Economists define human capital as the actuarial present value of our earnings or wages over a lifetime. For most individual investors, human capital dwarfs financial capital. In the United States, for example, it represents 90% of total assets (including home equity and private businesses) for investors under 30 years of age (see Figure 1). As an investor’s career progresses, human capital transforms into financial capital through savings. Even for investors in their 50s, human capital still oftentimes represents at least half of total wealth.

Figure 1: Magnitude of Human Capital


Source: Kyrychenko, Vladyslav, 2008, “Optimal Asset Allocation in the Presence of Nonfinancial Assets”. Financial Services Review, vol. 17, no.1 (Spring): 69-86.

Because the importance of human capital increases with schooling, per capita GDP, and life spans, countries with high human development in these areas have relatively large reserves of human capital. In the Middle East, for example, countries like the United Arab Emirates, Qatar, Bahrain, and Kuwait have a higher population-weighted average human development index than Europe, according to the United Nation’s 2010 Human Development Report. They rank particularly high in educational development (e.g., adult literacy, years of schooling), which has expanded more quickly in the Middle East than in Europe.
Human capital is fundamentally different from financial capital. For one thing, it is not easily converted to cash. One cannot immediately sell these cash flows in the marketplace. They must be realized over time. Second, earnings derived from one’s employment prospects or entrepreneurial endeavors are often tied to the fortunes of a particular sector or industry, which creates a concentrated comprehensive portfolio that is not always easily diversified.
The Nature of Human Capital
Estimating the magnitude of an individual’s human capital requires identifying the cash flows derived from one’s profession and estimating a growth rate. It also requires one to determine whether the volatility of those cash flows is more bond-like or more stock-like. For a tenured university professor, human capital is more bond-like. For an investment banker, it is more like a volatile stock.
To understand its influence on portfolio management, we also need to understand how our human capital is correlated with the overall market. The investment banker’s human capital, for example, is likely to be impaired at exactly the same time that market values of other assets decline. A high correlation with the overall market provides little diversification risk-reducing benefit for the larger comprehensive portfolio.
An industry-specific or firm-specific skills set is also riskier than a transferrable one.

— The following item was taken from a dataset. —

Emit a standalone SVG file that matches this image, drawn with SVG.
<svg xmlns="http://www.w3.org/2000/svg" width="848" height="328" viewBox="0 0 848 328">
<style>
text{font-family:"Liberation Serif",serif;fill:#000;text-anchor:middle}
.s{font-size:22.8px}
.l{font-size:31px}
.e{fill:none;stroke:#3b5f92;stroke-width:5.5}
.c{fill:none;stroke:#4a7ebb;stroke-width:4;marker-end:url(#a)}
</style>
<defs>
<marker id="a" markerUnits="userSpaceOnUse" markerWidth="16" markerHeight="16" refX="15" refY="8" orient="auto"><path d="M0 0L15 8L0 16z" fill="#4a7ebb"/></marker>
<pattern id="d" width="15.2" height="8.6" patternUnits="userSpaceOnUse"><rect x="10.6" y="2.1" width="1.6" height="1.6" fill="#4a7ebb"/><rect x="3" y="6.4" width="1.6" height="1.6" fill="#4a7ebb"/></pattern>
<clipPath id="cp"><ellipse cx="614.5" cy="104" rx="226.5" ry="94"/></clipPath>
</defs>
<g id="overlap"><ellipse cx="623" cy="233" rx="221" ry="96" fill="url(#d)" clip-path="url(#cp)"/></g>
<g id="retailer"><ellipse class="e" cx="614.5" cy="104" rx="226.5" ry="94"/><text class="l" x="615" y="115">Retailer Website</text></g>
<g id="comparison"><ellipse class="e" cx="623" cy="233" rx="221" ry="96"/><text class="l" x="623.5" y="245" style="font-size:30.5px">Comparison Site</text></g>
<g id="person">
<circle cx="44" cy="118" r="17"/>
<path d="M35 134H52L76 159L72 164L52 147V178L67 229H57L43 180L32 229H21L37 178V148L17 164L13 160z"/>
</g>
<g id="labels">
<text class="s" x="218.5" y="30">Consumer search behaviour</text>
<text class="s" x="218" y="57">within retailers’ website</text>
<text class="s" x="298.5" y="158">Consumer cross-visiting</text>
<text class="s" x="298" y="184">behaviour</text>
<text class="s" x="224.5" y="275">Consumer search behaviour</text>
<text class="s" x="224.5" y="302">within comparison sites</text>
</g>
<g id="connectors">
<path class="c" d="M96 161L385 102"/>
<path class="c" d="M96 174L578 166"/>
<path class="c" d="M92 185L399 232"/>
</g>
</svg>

An investment banker, for example, may have more difficulty replacing his income stream in an industry downturn than a human-resources professional who can transcend industry or sector boundaries.
Finally, the ease or flexibility with which one can leave and re-enter the work force is important. Human capital is relatively less valuable if external factors, such as political instability, health concerns, market performance, or employer whims determine retirement timing.

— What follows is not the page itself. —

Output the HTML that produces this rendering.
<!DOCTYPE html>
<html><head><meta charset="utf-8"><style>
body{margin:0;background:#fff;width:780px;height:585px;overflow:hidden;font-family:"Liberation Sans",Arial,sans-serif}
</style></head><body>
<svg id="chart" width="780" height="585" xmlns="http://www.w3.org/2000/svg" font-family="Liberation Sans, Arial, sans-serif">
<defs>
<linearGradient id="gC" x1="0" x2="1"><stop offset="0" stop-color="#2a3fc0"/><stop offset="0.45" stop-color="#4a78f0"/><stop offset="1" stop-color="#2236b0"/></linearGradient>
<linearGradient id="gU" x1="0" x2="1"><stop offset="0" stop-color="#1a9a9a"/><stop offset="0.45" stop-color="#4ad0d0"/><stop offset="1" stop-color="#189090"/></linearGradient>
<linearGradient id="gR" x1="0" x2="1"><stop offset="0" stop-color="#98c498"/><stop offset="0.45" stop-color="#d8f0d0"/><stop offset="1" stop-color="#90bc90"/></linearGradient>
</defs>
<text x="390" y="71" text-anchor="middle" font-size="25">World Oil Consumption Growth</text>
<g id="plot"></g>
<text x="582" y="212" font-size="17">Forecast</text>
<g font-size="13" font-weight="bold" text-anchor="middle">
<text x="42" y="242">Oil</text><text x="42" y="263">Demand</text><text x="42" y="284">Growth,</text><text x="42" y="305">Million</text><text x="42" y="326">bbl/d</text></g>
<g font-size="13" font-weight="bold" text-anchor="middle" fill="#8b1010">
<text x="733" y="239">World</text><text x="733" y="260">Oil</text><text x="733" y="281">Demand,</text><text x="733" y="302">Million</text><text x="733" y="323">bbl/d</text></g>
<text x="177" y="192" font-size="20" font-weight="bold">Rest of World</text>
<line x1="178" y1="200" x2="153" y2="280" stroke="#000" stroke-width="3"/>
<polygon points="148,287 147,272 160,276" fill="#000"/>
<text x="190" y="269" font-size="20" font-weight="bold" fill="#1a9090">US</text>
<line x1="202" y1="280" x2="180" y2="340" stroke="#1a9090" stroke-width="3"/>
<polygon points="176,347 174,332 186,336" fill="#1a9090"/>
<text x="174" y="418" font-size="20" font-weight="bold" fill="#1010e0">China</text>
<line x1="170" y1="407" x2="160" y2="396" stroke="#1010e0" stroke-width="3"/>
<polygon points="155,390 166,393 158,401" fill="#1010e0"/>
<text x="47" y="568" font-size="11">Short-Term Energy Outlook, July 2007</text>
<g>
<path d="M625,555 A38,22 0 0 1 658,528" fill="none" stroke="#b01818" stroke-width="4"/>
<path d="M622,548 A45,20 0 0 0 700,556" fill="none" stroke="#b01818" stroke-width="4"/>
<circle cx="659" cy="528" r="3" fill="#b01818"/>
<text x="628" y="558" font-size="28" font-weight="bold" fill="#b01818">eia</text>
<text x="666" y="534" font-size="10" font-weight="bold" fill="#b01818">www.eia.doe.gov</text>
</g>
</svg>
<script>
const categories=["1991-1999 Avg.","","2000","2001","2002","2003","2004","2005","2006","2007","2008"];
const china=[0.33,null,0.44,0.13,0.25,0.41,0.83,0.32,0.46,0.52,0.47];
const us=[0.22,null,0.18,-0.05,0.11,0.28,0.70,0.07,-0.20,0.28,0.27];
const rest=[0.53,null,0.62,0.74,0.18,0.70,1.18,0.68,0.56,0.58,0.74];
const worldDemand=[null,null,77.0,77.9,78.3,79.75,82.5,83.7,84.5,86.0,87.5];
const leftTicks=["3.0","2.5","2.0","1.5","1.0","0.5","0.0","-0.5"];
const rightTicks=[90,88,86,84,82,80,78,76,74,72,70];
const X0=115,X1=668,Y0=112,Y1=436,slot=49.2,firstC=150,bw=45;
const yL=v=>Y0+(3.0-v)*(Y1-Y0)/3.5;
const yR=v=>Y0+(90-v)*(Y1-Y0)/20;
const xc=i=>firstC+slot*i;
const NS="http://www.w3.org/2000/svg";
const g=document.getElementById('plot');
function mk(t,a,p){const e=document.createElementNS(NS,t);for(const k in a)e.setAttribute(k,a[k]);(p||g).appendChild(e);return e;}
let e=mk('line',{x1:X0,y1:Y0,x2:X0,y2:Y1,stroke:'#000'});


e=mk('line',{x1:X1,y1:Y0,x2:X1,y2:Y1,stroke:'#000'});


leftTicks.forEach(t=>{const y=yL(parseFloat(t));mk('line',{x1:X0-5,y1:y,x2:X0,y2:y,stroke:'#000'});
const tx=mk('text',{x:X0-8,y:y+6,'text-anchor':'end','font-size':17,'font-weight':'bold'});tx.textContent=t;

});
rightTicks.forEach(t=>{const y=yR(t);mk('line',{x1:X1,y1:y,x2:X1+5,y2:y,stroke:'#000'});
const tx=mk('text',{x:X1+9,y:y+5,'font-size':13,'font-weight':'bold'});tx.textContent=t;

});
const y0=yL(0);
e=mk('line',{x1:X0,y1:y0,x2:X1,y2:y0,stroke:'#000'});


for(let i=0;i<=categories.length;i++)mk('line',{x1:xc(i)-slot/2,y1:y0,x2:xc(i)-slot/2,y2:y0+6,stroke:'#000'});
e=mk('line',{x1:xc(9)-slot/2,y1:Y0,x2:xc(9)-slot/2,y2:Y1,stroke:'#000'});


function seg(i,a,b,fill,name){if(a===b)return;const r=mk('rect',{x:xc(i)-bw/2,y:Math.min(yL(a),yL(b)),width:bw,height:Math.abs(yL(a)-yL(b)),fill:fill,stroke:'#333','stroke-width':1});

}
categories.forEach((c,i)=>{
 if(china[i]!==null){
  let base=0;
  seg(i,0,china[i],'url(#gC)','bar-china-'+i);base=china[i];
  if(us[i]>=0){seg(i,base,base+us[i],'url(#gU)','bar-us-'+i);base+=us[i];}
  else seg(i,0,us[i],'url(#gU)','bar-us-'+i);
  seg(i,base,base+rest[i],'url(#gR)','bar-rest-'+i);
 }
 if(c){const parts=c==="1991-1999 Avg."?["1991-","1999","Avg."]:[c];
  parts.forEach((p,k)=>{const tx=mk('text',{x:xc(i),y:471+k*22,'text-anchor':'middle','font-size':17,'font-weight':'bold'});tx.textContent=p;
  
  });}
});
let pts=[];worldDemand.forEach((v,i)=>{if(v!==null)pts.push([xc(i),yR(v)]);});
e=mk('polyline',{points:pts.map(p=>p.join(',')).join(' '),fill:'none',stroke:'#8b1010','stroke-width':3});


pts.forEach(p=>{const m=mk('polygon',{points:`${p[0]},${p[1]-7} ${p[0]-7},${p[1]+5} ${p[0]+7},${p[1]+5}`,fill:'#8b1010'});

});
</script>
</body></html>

Implications for Portfolio Management
Perhaps the most obvious and profound portfolio management insight is that a portfolio that appears diversified in relation to one’s financial assets may be highly concentrated in the context of one’s life balance sheet, which incorporates human capital. Suppose, for example, the income and employment prospects of the young executive are derived from petrochemical manufacturing in Saudi Arabia. The value of that net employment capital depends heavily on the state of the price of petroleum products. A traditionally diversified or indexed “market” portfolio that includes additional exposure to oil-sensitive stocks exacerbates this already-concentrated position.

Figure 2: Hypothetical Example of a Young Executive’s Life Balance Sheet


Executives of Saudi Arabian petrochemical manufacturers might ameliorate this situation by excluding petroleum–sensitive assets from their portfolios or over-weight assets that are uncorrelated or negatively correlated with petroleum prices. Investors who are particularly concerned about their human capital risks might even use sector or industry ETFs to hedge their human capital. By shorting an ETF that tracks returns to companies in the industry in which they work or investing in an inverse ETF that tracks the same industry, investors can hedge some or all of their human capital exposure.

Conclusion
By their very nature, Middle Eastern corporate executives have concentrated positions in the companies they manage. By recognizing that a large part of their “portfolio” is human capital, they can identify, diversify, and even hedge some of these risks. Analyzing this broader portfolio is likely to suggest that a domestically or even an internationally indexed portfolio will not provide maximum diversification benefits. Rather, a diversified portfolio is unique to each individual.